Walter Bortolossi
Life, style & influence
Walter Bortolossi was born in Basel in 1961.
A prodigy, he started drawing and cutting out figures from newspapers to create stories of his own invention.
His interest was focused on “cursed” figures linked to the French environment, such as Baudelaire, Lautréamont, and Artaud, who spent his childhood dedicating them drawings inspired by the styles of American underground comics.
After a period close to Art Brut and Cobra, in harmony with the then-emerging Transavanguardia in 1987, his painting took a turn.
His artworks allude to a plurality of languages destined not to communicate with each other. Moreover, his paintings feature quotes taken from history and the philosophy of science. The titles are directly painted onto the paintings, recalling, in an ironic key, not only Visual Poetry but also comics and magazines, playing on the innuendos and ambiguities arising between text and image.

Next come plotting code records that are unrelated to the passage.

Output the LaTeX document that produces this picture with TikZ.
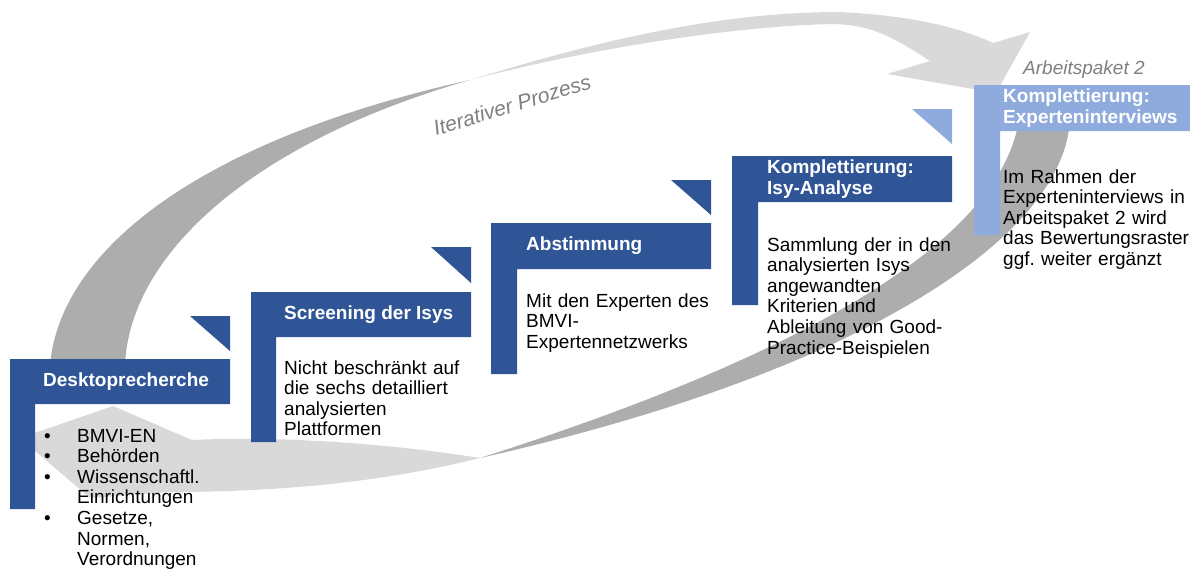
\documentclass[tikz,border=0pt]{standalone}
\usepackage{fontspec}
\setmainfont{Liberation Sans}
\usetikzlibrary{positioning}
\definecolor{stepblue}{HTML}{2F5597}
\definecolor{steplight}{HTML}{8FAADC}
\definecolor{banddark}{HTML}{ADADAD}
\definecolor{bandlight}{HTML}{D9D9D9}
\definecolor{notegray}{HTML}{7F7F7F}
\frenchspacing

\begin{document}
\begin{tikzpicture}[x=1pt,y=-1pt]
        \tikzstyle{title}=[anchor=west,align=left,inner sep=0pt,
        text=white,font=\fontsize{19}{21.5}\selectfont\bfseries]
        \tikzstyle{body}=[anchor=base west,align=left,inner sep=0pt,
        text width=230pt,font=\fontsize{19}{20.6}\selectfont]
        \tikzstyle{note}=[anchor=base west,inner sep=0pt,text=notegray]

        \useasboundingbox (0,0) rectangle (1190,568);

        % upper band: back part, then front part with head
        \fill[banddark] (50,365) .. controls (60,250) and (200,140) .. (470,80)
          .. controls (260,140) and (130,250) .. (125,365) -- cycle;
        \fill[bandlight] (470,80) .. controls (600,40) and (720,12) .. (840,12)
          .. controls (920,16) and (965,30) .. (993,43) -- (1030,32) -- (996,93)
          -- (887,74) -- (930,61) .. controls (890,35) and (870,25) .. (833,24)
          .. controls (740,26) and (600,46) .. (470,80) -- cycle;
        % lower band: back part, then front part with head
        \fill[banddark] (1070,110) .. controls (1075,230) and (870,370) .. (480,458)
          .. controls (800,356) and (1010,240) .. (1020,110) -- cycle;
        \fill[bandlight] (480,458) .. controls (380,442) and (270,436) .. (192,440)
          -- (113,406) -- (20,438) -- (90,498) -- (170,492)
          .. controls (300,492) and (400,478) .. (480,458) -- cycle;

        \node (iter) [note,rotate=17,font=\fontsize{21}{23}\selectfont\itshape]
          at (436,136) {Iterativer Prozess};

        % First step:
        \fill[stepblue] (10,359) -- (230,359) -- (230,404) -- (35,404) -- (35,509) -- (10,509) -- cycle;
        \fill[stepblue] (190,316) -- (230,316) -- (230,351) -- cycle;
        \node (t1) [title] at (43,381.5) {Desktoprecherche};
        \node (b1) [body] at (44,442) {\makebox[33pt][l]{\textbullet}BMVI-EN\\
          \makebox[33pt][l]{\textbullet}Behörden\\
          \makebox[33pt][l]{\textbullet}Wissenschaftl.\\
          \makebox[33pt]{}Einrichtungen\\
          \makebox[33pt][l]{\textbullet}Gesetze,\\
          \makebox[33pt]{}Normen,\\
          \makebox[33pt]{}Verordnungen};
        % Second step:
        \fill[stepblue] (251,292) -- (471,292) -- (471,337) -- (276,337) -- (276,442) -- (251,442) -- cycle;
        \fill[stepblue] (431,247) -- (471,247) -- (471,283) -- cycle;
        \node (t2) [title] at (284,314.5) {Screening der Isys};
        \node (b2) [body] at (284,374) {Nicht beschränkt auf\\ die sechs detailliert\\
          analysierten\\ Plattformen};
        % Third step:
        \fill[stepblue] (491,223) -- (711,223) -- (711,269) -- (517,269) -- (517,374) -- (491,374) -- cycle;
        \fill[stepblue] (671,180) -- (711,180) -- (711,215) -- cycle;
        \node (t3) [title] at (526,246) {Abstimmung};
        \node (b3) [body] at (526,307) {Mit den Experten des\\ BMVI-\\ Expertennetzwerks};
        % Fourth step:
        \fill[stepblue] (732,156) -- (952,156) -- (952,202) -- (758,202) -- (758,305) -- (732,305) -- cycle;
        \fill[steplight] (912,109) -- (952,109) -- (952,144) -- cycle;
        \node (t4) [title] at (767,179) {Komplettierung:\\ Isy-Analyse};
        \node (b4) [body] at (767,251) {Sammlung der in den\\ analysierten Isys\\
          angewandten\\ Kriterien und\\ Ableitung von Good-\\ Practice-Beispielen};
        % Fifth step:
        \fill[steplight] (974,85) -- (1194,85) -- (1194,131) -- (1000,131) -- (1000,235) -- (974,235) -- cycle;
        \node (t5) [title] at (1003,108) {Komplettierung:\\ Experteninterviews};
        \node (b5) [body] at (1003,183) {Im Rahmen der\\ Experteninterviews in\\
          Arbeitspaket 2 wird\\ das Bewertungsraster\\ ggf. weiter ergänzt};
        \node (ap2) [note,font=\fontsize{19}{21}\selectfont\itshape] at (1023,74) {Arbeitspaket 2};
\end{tikzpicture}
\end{document}
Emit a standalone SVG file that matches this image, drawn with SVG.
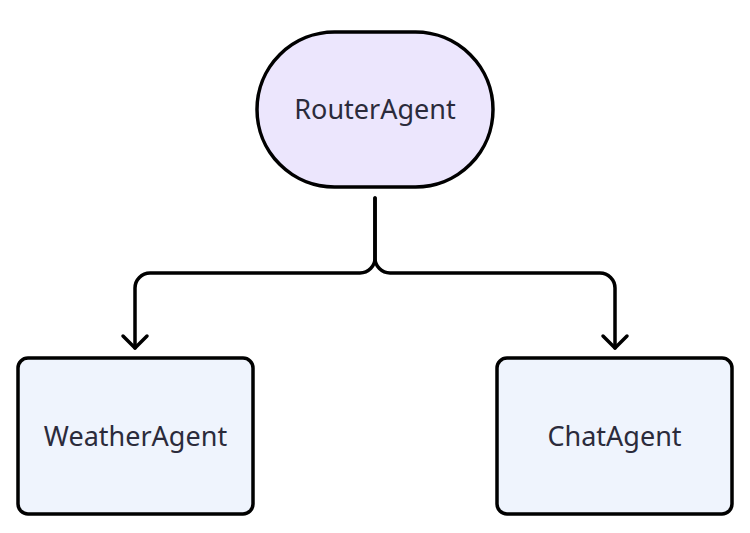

The titles range from book titles to famous or apparently peremptory phrases, ranging across various fields, from classical philosophy to science fiction literature. Unlike Conceptual Art, where the idea predominates over the work, here the pictorial realization adds new content to the starting idea.
His works
His works (sometimes in three dimensions) are characterized by occupying every available space, almost dominated by a sort of Horror Vacui.
With the advent of the computer, which Bortolossi uses to compose his works, this tendency towards accumulation is accentuated, resorting to evident distortions and experiments.
The reference to the crisis of ideologies is noticeable, to a community that struggles to give itself a unitary vision of existence, in which every hierarchy seems to lose value and everything appears aligned on the same plane: high culture and popular culture are indissolubly interconnected, as theorized in post-modern themes.
The paintings (always realized with the technique of oil colors) address various themes and contemporary characters, crossing different chronological and cultural dimensions and highlighting similarities and differences.